City Councilman Scott Griggs of Oak Cliff says a simple park with a natural landscape doesn’t have to cost $200 million. “For rewilding, the money is already there. That would be so low-cost.”

Kevin Sloan, a local landscape architect on the park’s design committee, advocates for rewilding in other places, which he says is “any project that begins first by identifying the program of natural life” and would “accommodate permanent and migratory wildlife, wetlands and blackland prairie.”

Rewilding begins with the natural order of things rather than prioritizing humans. Sloan already is working to rewild an adjacent section of the river, which he sees as a good partner for Simmons Park. “Cross pollination between the two projects is happening.”

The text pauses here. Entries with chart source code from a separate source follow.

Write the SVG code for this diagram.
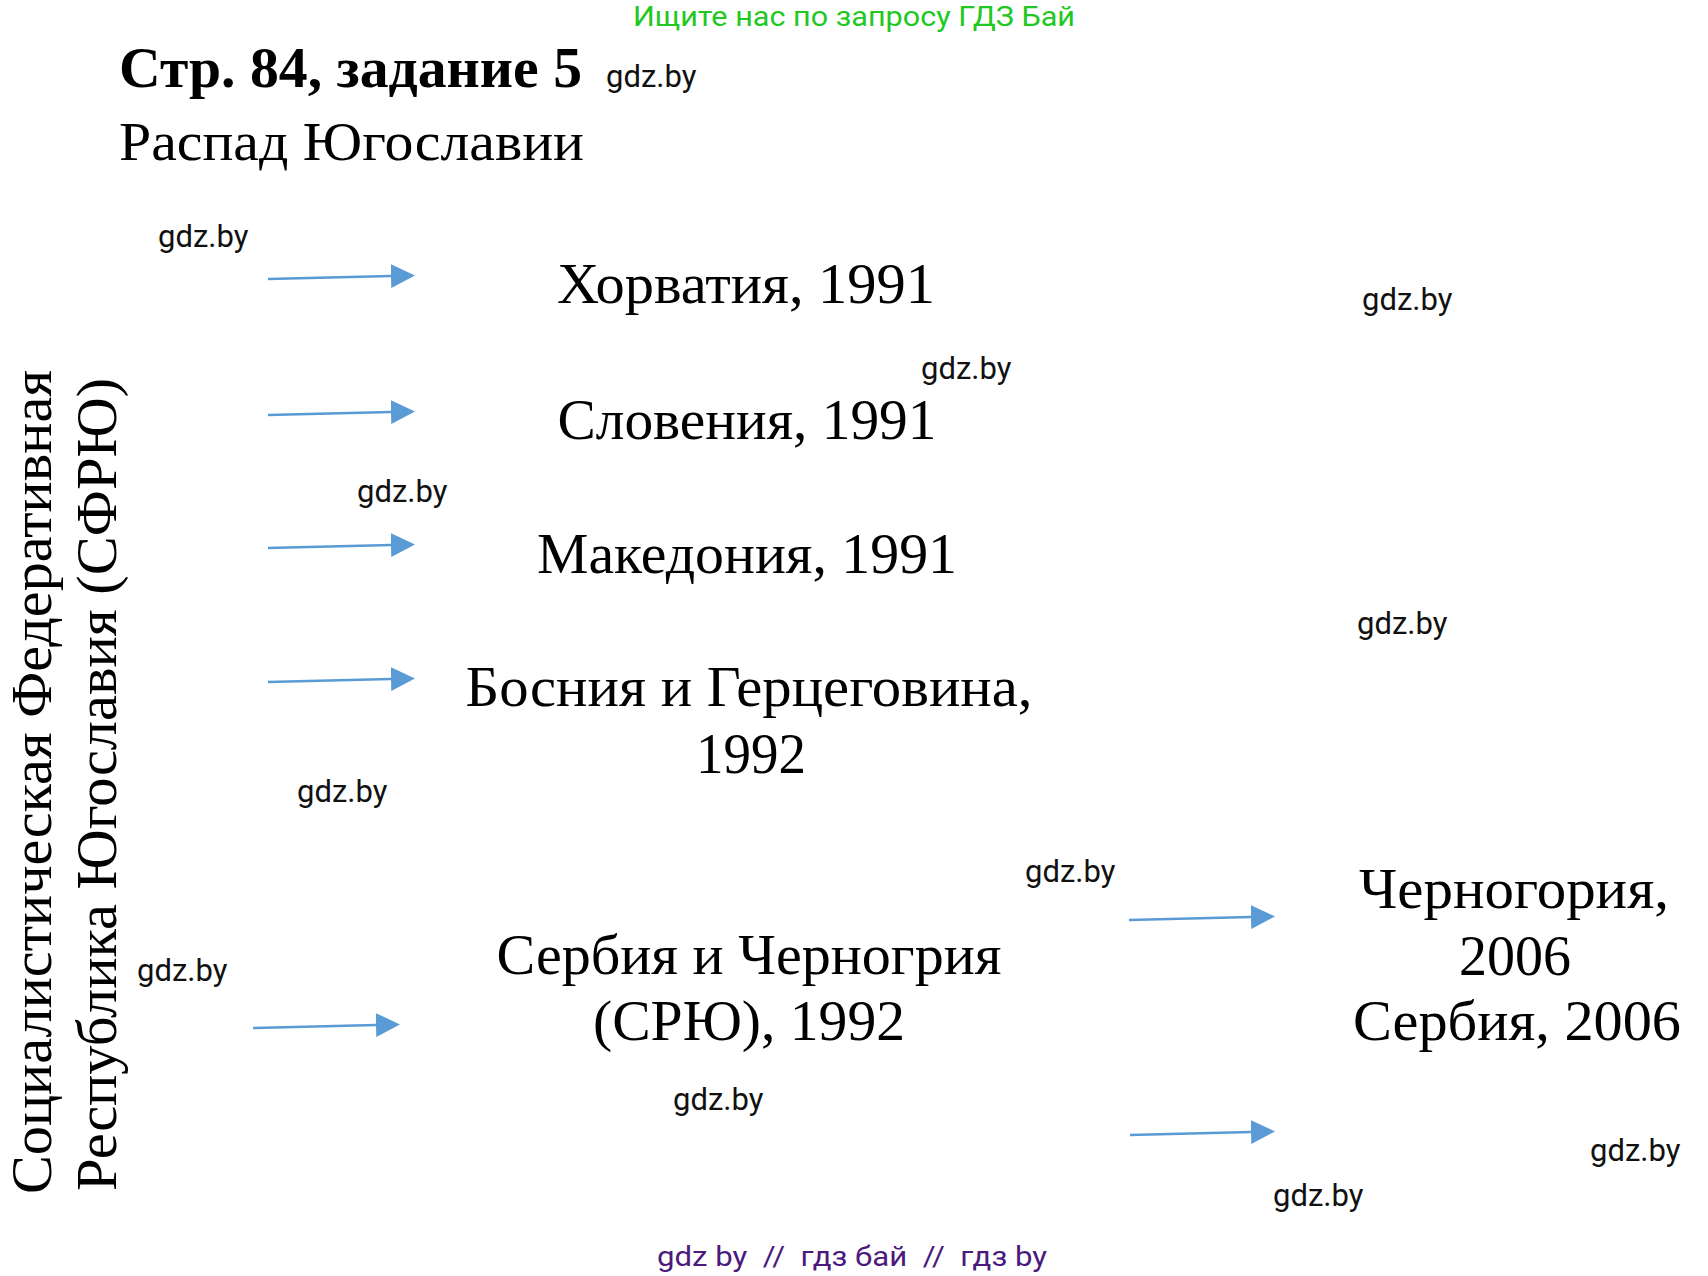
<svg xmlns="http://www.w3.org/2000/svg" width="1708" height="1276" viewBox="0 0 1708 1276">
  <style>
    .serif { font-family: "Liberation Serif", "Times New Roman", serif; fill: #000; }
    .lbl { font-size: 57px; text-anchor: middle; }
    .vert { font-size: 57px; }
    .wm { font-family: Roboto, "Liberation Sans", sans-serif; font-size: 31px; fill: #111; }
    .green { font-family: Roboto, "Liberation Sans", sans-serif; font-size: 28px; fill: #22c822; }
    .purple { font-family: Roboto, "Liberation Sans", sans-serif; font-size: 28px; fill: #4b1a7c; }
    .arrow { stroke: #5b9bd5; stroke-width: 2.5; fill: none; marker-end: url(#head); }
  </style>
  <defs>
    <marker id="head" viewBox="0 0 24 24" refX="0" refY="12" markerWidth="24" markerHeight="24" markerUnits="userSpaceOnUse" orient="auto">
      <path d="M0,0 L24,12 L0,24 Z" fill="#5b9bd5"/>
    </marker>
  </defs>
  <rect x="0" y="0" width="1708" height="1276" fill="#fff"/>

  <g id="header">
    <text class="green" x="854" y="26" text-anchor="middle" textLength="442" lengthAdjust="spacingAndGlyphs">Ищите нас по запросу ГДЗ Бай</text>
    <text class="serif" x="119" y="87" font-size="58" font-weight="bold" textLength="463" lengthAdjust="spacingAndGlyphs">Стр. 84, задание 5</text>
    <text class="serif" x="119" y="160" font-size="55" textLength="465" lengthAdjust="spacingAndGlyphs">Распад Югославии</text>
  </g>

  <g id="node-sfry">
    <text class="serif vert" transform="translate(51,1194) rotate(-90)" textLength="824" lengthAdjust="spacingAndGlyphs">Социалистическая Федеративная</text>
    <text class="serif vert" transform="translate(116,1191) rotate(-90)" textLength="813" lengthAdjust="spacingAndGlyphs">Республика Югославия (СФРЮ)</text>
  </g>

  <g id="node-croatia">
    <text class="serif lbl" x="746" y="303" textLength="378" lengthAdjust="spacingAndGlyphs">Хорватия, 1991</text>
  </g>
  <g id="node-slovenia">
    <text class="serif lbl" x="747" y="439" textLength="379" lengthAdjust="spacingAndGlyphs">Словения, 1991</text>
  </g>
  <g id="node-macedonia">
    <text class="serif lbl" x="747" y="573" textLength="420" lengthAdjust="spacingAndGlyphs">Македония, 1991</text>
  </g>
  <g id="node-bosnia">
    <text class="serif lbl" x="749" y="706" textLength="567" lengthAdjust="spacingAndGlyphs">Босния и Герцеговина,</text>
    <text class="serif lbl" x="751" y="773" textLength="110" lengthAdjust="spacingAndGlyphs">1992</text>
  </g>
  <g id="node-fry">
    <text class="serif lbl" x="749" y="974" textLength="505" lengthAdjust="spacingAndGlyphs">Сербия и Черногрия</text>
    <text class="serif lbl" x="749" y="1040" textLength="312" lengthAdjust="spacingAndGlyphs">(СРЮ), 1992</text>
  </g>
  <g id="node-montenegro-serbia">
    <text class="serif lbl" x="1514" y="908" textLength="310" lengthAdjust="spacingAndGlyphs">Черногория,</text>
    <text class="serif lbl" x="1515" y="975" textLength="112" lengthAdjust="spacingAndGlyphs">2006</text>
    <text class="serif lbl" x="1517" y="1040" textLength="328" lengthAdjust="spacingAndGlyphs">Сербия, 2006</text>
  </g>

  <g id="connectors">
    <path class="arrow" d="M268,279 L391,276"/>
    <path class="arrow" d="M268,415 L391,412"/>
    <path class="arrow" d="M268,548 L391,545"/>
    <path class="arrow" d="M268,682 L391,679"/>
    <path class="arrow" d="M253,1028 L376,1025"/>
    <path class="arrow" d="M1129,920 L1251,917"/>
    <path class="arrow" d="M1130,1135 L1251,1132"/>
  </g>

  <g id="watermarks">
    <text class="wm" x="606" y="87">gdz.by</text>
    <text class="wm" x="158" y="247">gdz.by</text>
    <text class="wm" x="1362" y="310">gdz.by</text>
    <text class="wm" x="921" y="379">gdz.by</text>
    <text class="wm" x="357" y="502">gdz.by</text>
    <text class="wm" x="1357" y="634">gdz.by</text>
    <text class="wm" x="297" y="802">gdz.by</text>
    <text class="wm" x="1025" y="882">gdz.by</text>
    <text class="wm" x="137" y="981">gdz.by</text>
    <text class="wm" x="673" y="1110">gdz.by</text>
    <text class="wm" x="1590" y="1161">gdz.by</text>
    <text class="wm" x="1273" y="1206">gdz.by</text>
  </g>

  <g id="footer">
    <text class="purple" x="852" y="1266" text-anchor="middle" xml:space="preserve" textLength="390" lengthAdjust="spacingAndGlyphs">gdz by  //  гдз бай  //  гдз by</text>
  </g>
</svg>
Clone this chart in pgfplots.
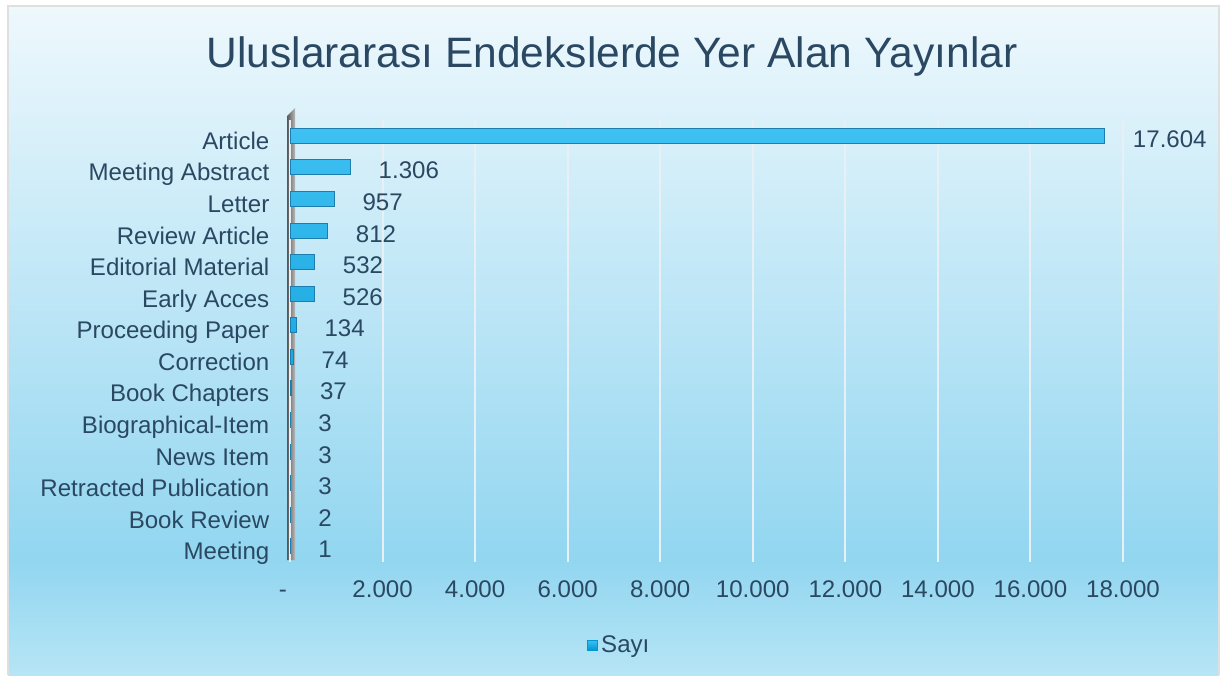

Brown wants to create access to the river bottom while connecting it to the community, balancing natural existence with recreational enjoyment. “It has to work in the context of flooding. Our approach is the most pragmatic to date.”

Brown says there will be urban access points, as well as natural parts of the park, including rewilding the wetlands and prairie. “To assume those approaches would be absent from Harold Simmons Park is false,” Brown says.

Over the next few years, neighbors will see whether the river that once paralyzed Dallas can transform into a green space for everyone. Brown says his organization wants to finish the design and break ground by 2020, completing the park in 2022.

“Trust is a huge factor,” he says. “We don’t expect people just to trust us. We don’t earn it by telling people, but by doing things, listening and evolving.”